The LUX detector is one of a kind, an exquisitely sensitive detector designed to pick up signs of weakly interacting massive particles (WIMPs) during one of the rare interactions between dark matter and normal matter. LUX consists of a third of a ton of cooled liquid xenon in a titanium shell, surrounded by powerful sensors designed to detect the photons and electrical charges emitted if a WIMP should manage to collide with a xenon atom. The whole shebang is shielded from cosmic rays by a 72,000-gallon tank of high-purity water and a mile of rock; it’s located in the former Homestake Gold Mine in Lead, South Dakota. It ended up being an even better detector than anticipated, partly because the team had to work so hard to isolate the baseline of impostor particle interactions that their baseline error filtration got really good.
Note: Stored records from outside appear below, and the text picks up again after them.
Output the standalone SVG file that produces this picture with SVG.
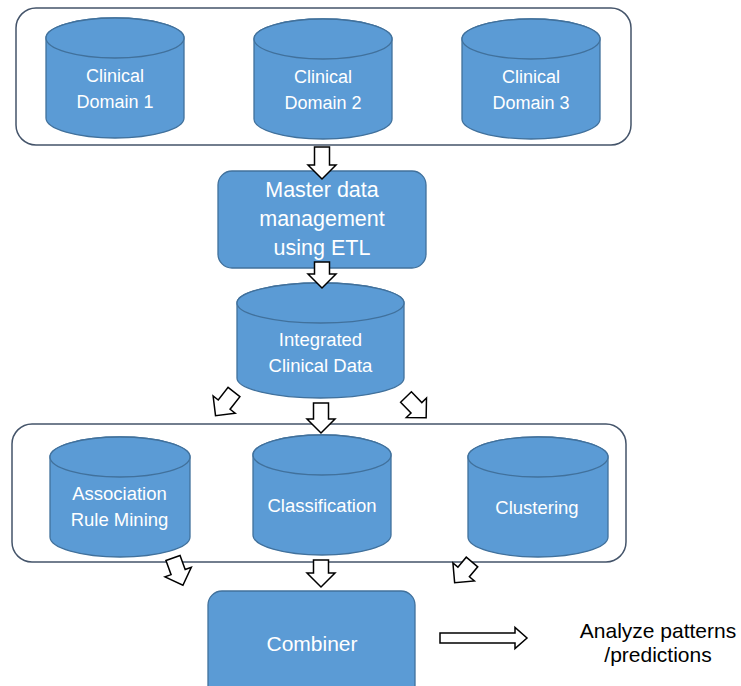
<svg xmlns="http://www.w3.org/2000/svg" width="741" height="686" viewBox="0 0 741 686">
<style>
.cont{fill:#ffffff;stroke:#44546a;stroke-width:1.5}
.cyl{fill:#5b9bd5;stroke:#41719c;stroke-width:1.3}
.box{fill:#5b9bd5;stroke:#41719c;stroke-width:1.3}
.t{fill:#ffffff;font-family:"Liberation Sans",Arial,sans-serif;text-anchor:middle}
.arr{fill:#ffffff;stroke:#000000;stroke-width:1.5;stroke-linejoin:miter}
.lbl{fill:#000000;font-family:"Liberation Sans",Arial,sans-serif;font-size:21px;text-anchor:middle}
</style>
<rect width="741" height="686" fill="#ffffff"/>
<g id="domains-container">
<rect class="cont" x="16" y="8" width="615" height="137" rx="20"/>
</g>
<g id="cd1">
<path class="cyl" d="M46,38 V118 A69,20 0 0 0 184,118 V38 A69,20 0 0 0 46,38 Z"/>
<ellipse class="cyl" cx="115" cy="38" rx="69" ry="20"/>
<text class="t" font-size="18" x="115" y="82">Clinical</text>
<text class="t" font-size="18" x="115" y="108">Domain 1</text>
</g>
<g id="cd2">
<path class="cyl" d="M254,39 V119 A69,20 0 0 0 392,119 V39 A69,20 0 0 0 254,39 Z"/>
<ellipse class="cyl" cx="323" cy="39" rx="69" ry="20"/>
<text class="t" font-size="18" x="323" y="83">Clinical</text>
<text class="t" font-size="18" x="323" y="109">Domain 2</text>
</g>
<g id="cd3">
<path class="cyl" d="M462,39 V119 A69,20 0 0 0 600,119 V39 A69,20 0 0 0 462,39 Z"/>
<ellipse class="cyl" cx="531" cy="39" rx="69" ry="20"/>
<text class="t" font-size="18" x="531" y="83">Clinical</text>
<text class="t" font-size="18" x="531" y="109">Domain 3</text>
</g>
<g id="mdm">
<rect class="box" x="218" y="171" width="208" height="97" rx="14"/>
<text class="t" font-size="21.5" x="322" y="197">Master data</text>
<text class="t" font-size="21.5" x="322" y="226">management</text>
<text class="t" font-size="21.5" x="322" y="255">using ETL</text>
</g>
<g id="integrated">
<path class="cyl" d="M237,303 V378 A83.5,20 0 0 0 404,378 V303 A83.5,20 0 0 0 237,303 Z"/>
<ellipse class="cyl" cx="320.5" cy="303" rx="83.5" ry="20"/>
<text class="t" font-size="18.5" x="320.5" y="346">Integrated</text>
<text class="t" font-size="18.5" x="320.5" y="372">Clinical Data</text>
</g>
<g id="methods-container">
<rect class="cont" x="12" y="424" width="614" height="138" rx="20"/>
</g>
<g id="assoc">
<path class="cyl" d="M50,457 V537 A70,20 0 0 0 190,537 V457 A70,20 0 0 0 50,457 Z"/>
<ellipse class="cyl" cx="120" cy="457" rx="70" ry="20"/>
<text class="t" font-size="18.5" x="119.5" y="500">Association</text>
<text class="t" font-size="18.5" x="119.5" y="526">Rule Mining</text>
</g>
<g id="classif">
<path class="cyl" d="M253,455 V535 A69,20 0 0 0 391,535 V455 A69,20 0 0 0 253,455 Z"/>
<ellipse class="cyl" cx="322" cy="455" rx="69" ry="20"/>
<text class="t" font-size="18.5" x="322" y="512">Classification</text>
</g>
<g id="cluster">
<path class="cyl" d="M468,457 V537 A70,20 0 0 0 608,537 V457 A70,20 0 0 0 468,457 Z"/>
<ellipse class="cyl" cx="538" cy="457" rx="70" ry="20"/>
<text class="t" font-size="18.5" x="537" y="514">Clustering</text>
</g>
<g id="combiner">
<rect class="box" x="208" y="591" width="207" height="111" rx="14"/>
<text class="t" font-size="21" x="312" y="651">Combiner</text>
</g>
<g id="output">
<text class="lbl" x="658" y="638">Analyze patterns</text>
<text class="lbl" x="658" y="662">/predictions</text>
</g>
<g id="connectors">
<path class="arr" transform="translate(322,147)" d="M-7.5,0 H7.5 V18 H14 L0,32 L-14,18 H-7.5 Z"/>
<path class="arr" transform="translate(322,262)" d="M-7.5,0 H7.5 V12 H14 L0,26 L-14,12 H-7.5 Z"/>
<path class="arr" transform="translate(234,392) rotate(38)" d="M-7.5,0 H7.5 V16 H14 L0,30 L-14,16 H-7.5 Z"/>
<path class="arr" transform="translate(321,403)" d="M-7.5,0 H7.5 V16 H14 L0,30 L-14,16 H-7.5 Z"/>
<path class="arr" transform="translate(406,397) rotate(-44)" d="M-7.5,0 H7.5 V15 H14 L0,29 L-14,15 H-7.5 Z"/>
<path class="arr" transform="translate(173,558) rotate(-20)" d="M-7.5,0 H7.5 V15 H14 L0,29 L-14,15 H-7.5 Z"/>
<path class="arr" transform="translate(321,560)" d="M-7.5,0 H7.5 V13 H14 L0,27 L-14,13 H-7.5 Z"/>
<path class="arr" transform="translate(472,562) rotate(40)" d="M-7.5,0 H7.5 V13 H14 L0,27 L-14,13 H-7.5 Z"/>
<path class="arr" transform="translate(440,638) rotate(-90)" d="M-5,0 H5 V75 H10.5 L0,87 L-10.5,75 H-5 Z"/>
</g>
</svg>
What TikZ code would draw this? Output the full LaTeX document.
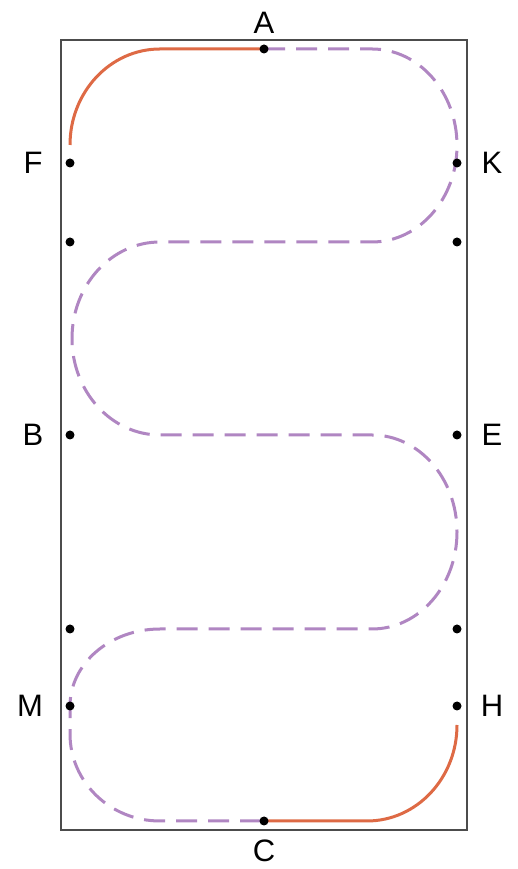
\documentclass[tikz,border=0pt]{standalone}
\usepackage{fontspec}
\setmainfont{Liberation Sans}
\begin{document}
\begin{tikzpicture}[x=1pt,y=1pt,
  dot/.style={circle,fill=black,inner sep=0pt,minimum size=9pt},
  lbl/.style={font=\fontsize{31}{31}\selectfont,text=black,inner sep=0pt},
  orangepath/.style={draw=orangeC,line width=3pt},
  purplepath/.style={draw=purpleC,line width=3pt,dash pattern=on 21pt off 11pt},
  arena/.style={draw=black!70,line width=2.4pt}]
\definecolor{orangeC}{HTML}{DE6A45}
\definecolor{purpleC}{HTML}{B086C2}
\useasboundingbox (0,0) rectangle (518,869);
\fill[white] (0,0) rectangle (518,869);
% arena
\draw[arena] (61,39) rectangle (467,829);
% points
\coordinate (A) at (264,820);
\coordinate (C) at (264,48);
\coordinate (F) at (70,706);
\coordinate (K) at (457,706);
\coordinate (L1) at (70,627);
\coordinate (R1) at (457,627);
\coordinate (B) at (70,434);
\coordinate (E) at (457,434);
\coordinate (L2) at (70,240);
\coordinate (R2) at (457,240);
\coordinate (M) at (70,163);
\coordinate (H) at (457,163);
% orange top
\draw[orangepath] (A) -- (160,820) arc[start angle=90,end angle=180,x radius=90,y radius=96];
% purple serpentine
\draw[purplepath] (A) -- (372,820)
  arc[start angle=90,end angle=-90,x radius=85,y radius=96.5]
  -- (160,627)
  arc[start angle=90,end angle=270,x radius=88,y radius=96.5]
  -- (372,434)
  arc[start angle=90,end angle=-90,x radius=85,y radius=97]
  -- (160,240)
  arc[start angle=90,end angle=180,x radius=90,y radius=77]
  -- (70,135)
  arc[start angle=180,end angle=270,x radius=90,y radius=87]
  -- (C);
% orange bottom
\draw[orangepath] (C) -- (367,48) arc[start angle=-90,end angle=0,x radius=90,y radius=96];
% dots
\foreach \p in {A,C,F,K,L1,R1,B,E,L2,R2,M,H}
  \node[dot] (d\p) at (\p) {};
% labels
\node[lbl] (tA) at (264,846) {A};
\node[lbl] (tC) at (264,18) {C};
\node[lbl] (tF) at (33,706) {F};
\node[lbl] (tK) at (492,706) {K};
\node[lbl] (tB) at (33,434) {B};
\node[lbl] (tE) at (492,434) {E};
\node[lbl] (tM) at (30,163) {M};
\node[lbl] (tH) at (492,163) {H};
\end{tikzpicture}
\end{document}
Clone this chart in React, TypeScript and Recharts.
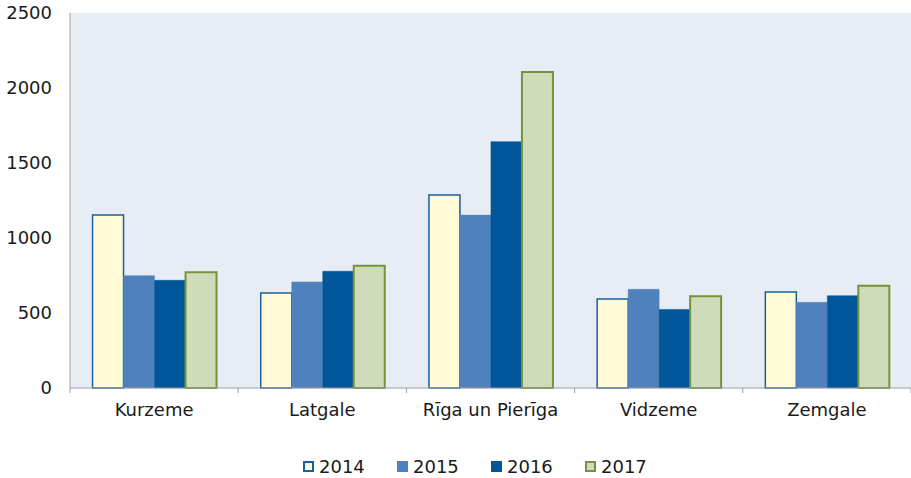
import { BarChart, Bar, XAxis, YAxis, CartesianGrid, Legend } from "recharts";

const regions = ["Kurzeme", "Latgale", "Rīga un Pierīga", "Vidzeme", "Zemgale"];
const y2014 = [1153, 633, 1287, 593, 640];
const y2015 = [749, 707, 1153, 658, 571];
const y2016 = [718, 778, 1642, 524, 615];
const y2017 = [771, 815, 2107, 611, 682];
const yTicks = [0, 500, 1000, 1500, 2000, 2500];

const data = regions.map((name, i) => ({
  name,
  y2014: y2014[i],
  y2015: y2015[i],
  y2016: y2016[i],
  y2017: y2017[i],
}));

const SERIES = [
  { key: "y2014", label: "2014", fill: "#fffbd6", stroke: "#1a5f9e", sw: 1.5 },
  { key: "y2015", label: "2015", fill: "#4f81bd", stroke: "#5b8ac4", sw: 0.5 },
  { key: "y2016", label: "2016", fill: "#005699", stroke: "#005699", sw: 0.5 },
  { key: "y2017", label: "2017", fill: "#cfdcb9", stroke: "#76923c", sw: 2 },
];

const FONT = "'DejaVu Sans', Verdana, sans-serif";
const FS = 18;
const W = 911;
const H = 478;
const PLOT_W = 841;
const BAND = PLOT_W / regions.length;

function CatTick(props: any) {
  const { x, y, payload, index } = props;
  const last = index === regions.length - 1;
  return (
    <g>
      <line x1={x - BAND / 2} y1={y - 8} x2={x - BAND / 2} y2={y - 3} stroke="#a0a0a0" />
      {last && <line x1={x + BAND / 2} y1={y - 8} x2={x + BAND / 2} y2={y - 3} stroke="#a0a0a0" />}
      <text x={x} y={y + 20} textAnchor="middle" fill="#1a1a1a" fontSize={FS} fontFamily={FONT}>
        {payload.value}
      </text>
    </g>
  );
}

function LegendBox() {
  return (
    <div style={{ height: 40, paddingTop: 18, paddingLeft: 303, boxSizing: "border-box", display: "flex", fontFamily: FONT, fontSize: FS, color: "#1a1a1a" }}>
      {SERIES.map((s) => (
        <div key={s.key} style={{ display: "flex", alignItems: "center", width: 94, height: 20 }}>
          <span style={{ width: 11, height: 11, boxSizing: "border-box", background: s.fill, border: `2px solid ${s.sw > 1 ? s.stroke : s.fill}`, marginRight: 5 }} />
          <span>{s.label}</span>
        </div>
      ))}
    </div>
  );
}

export default function App() {
  return (
    <div style={{ position: "absolute", left: 0, top: 0, width: W, height: H, background: "#fff" }}>
      <BarChart
        width={W}
        height={H}
        data={data}
        margin={{ top: 13, right: 0, bottom: 0, left: 0 }}
        barCategoryGap="13.4%"
        barGap={0}
      >
        <CartesianGrid horizontal={false} vertical={false} fill="#e8edf5" />
        <XAxis
          dataKey="name"
          height={50}
          tickLine={false}
          stroke="#a0a0a0"
          tick={<CatTick />}
          interval={0}
        />
        <YAxis
          width={70}
          domain={[0, 2500]}
          ticks={yTicks}
          tickSize={0}
          tickMargin={18}
          stroke="#a0a0a0"
          tick={{ fill: "#1a1a1a", fontSize: FS, fontFamily: FONT }}
        />
        <Legend verticalAlign="bottom" content={() => <LegendBox />} />
        {SERIES.map((s) => (
          <Bar
            key={s.key}
            dataKey={s.key}
            name={s.label}
            fill={s.fill}
            stroke={s.stroke}
            strokeWidth={s.sw}
            isAnimationActive={false}
          />
        ))}
      </BarChart>
    </div>
  );
}
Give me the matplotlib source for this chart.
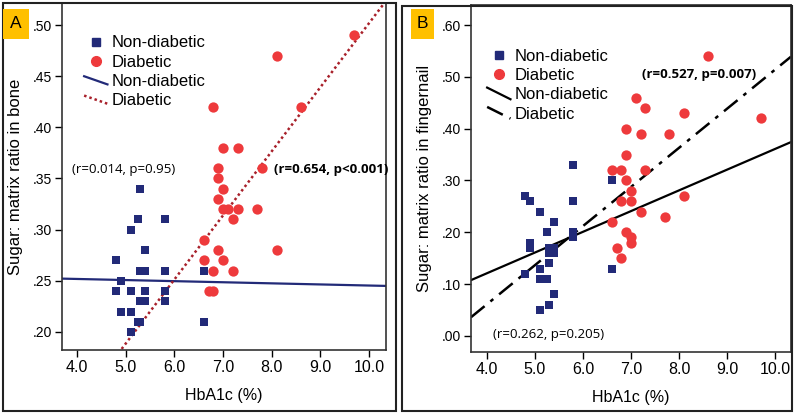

But, since they got so good at picking out the baseline, they can say with certainty that the baseline is all they observed. They did not see dark matter interactions.
In their statement, the LUX collaboration pointed out that while they had eliminated “large swathes” of possible mass ranges and interactions associated with WIMPs, the WIMP model itself “remains alive and viable.” Constraints don’t invalidate the model. Data you didn’t anticipate is still data.
Now it’s a matter of time: The next data on dark matter might come from CERN, or it might come from LUX’s successor, LUX-ZEPLIN, which will be 70 times as sensitive, taking LUX’s place in the mine. Compared with LUX’s one-third-ton of liquid xenon, LZ will have a 10-ton liquid xenon target, which will fit inside the same 72,000-gallon tank of pure water used by LUX to help fend off external radiation.
“The innovations of the LUX experiment form the foundation for the LZ experiment,” said Harry Nelson of UCSB, spokesperson for that project. “We expect LZ to achieve 70 times the sensitivity of LUX. The LZ program continues to pass its milestones, aided by the terrific support of the Sanford Lab, the DOE, and its many collaborating institutions and scientists. LZ should be online in 2020.”